Partitions with parts separated by parity: conjugation, congruences and the mock theta functions

TL;DR

This paper explores partitions with parts separated by parity, establishing new combinatorial identities, congruences, and connections to third order mock theta functions through conjugation-invariant subsets.

Contribution

It introduces novel involutions, proves generalized identities, and links partition subsets to Ramanujan's mock theta functions using combinatorial methods.

Findings

A Franklin-type involution for restricted partitions.

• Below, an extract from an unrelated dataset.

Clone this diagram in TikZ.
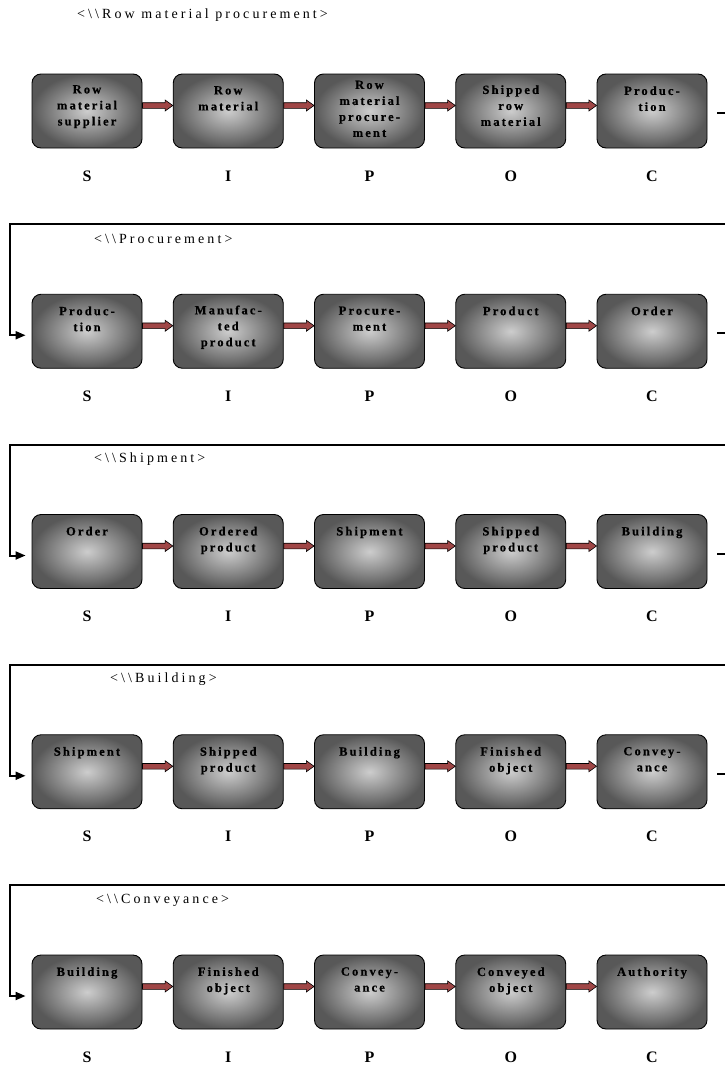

New congruences of Andrews--Beck type.

Connections between stable partition subsets and mock theta functions.

Abstract

Noting a curious link between Andrews' even-odd crank and the Stanley rank, we adopt a combinatorial approach building on the map of conjugation and continue the study of integer partitions with parts separated by parity. Our motivation is twofold. First off, we derive results for certain restricted partitions with even parts below odd parts. These include a Franklin-type involution proving a parametrized identity that generalizes Andrews' bivariate generating function, and two families of Andrews--Beck type congruences. Secondly, we introduce several new subsets of partitions that are stable (i.e., invariant under conjugation) and explore their connections with three third order mock theta functions $\omega(q)$, $\nu(q)$, and $\psi^{(3)}(q)$, introduced by Ramanujan and Watson.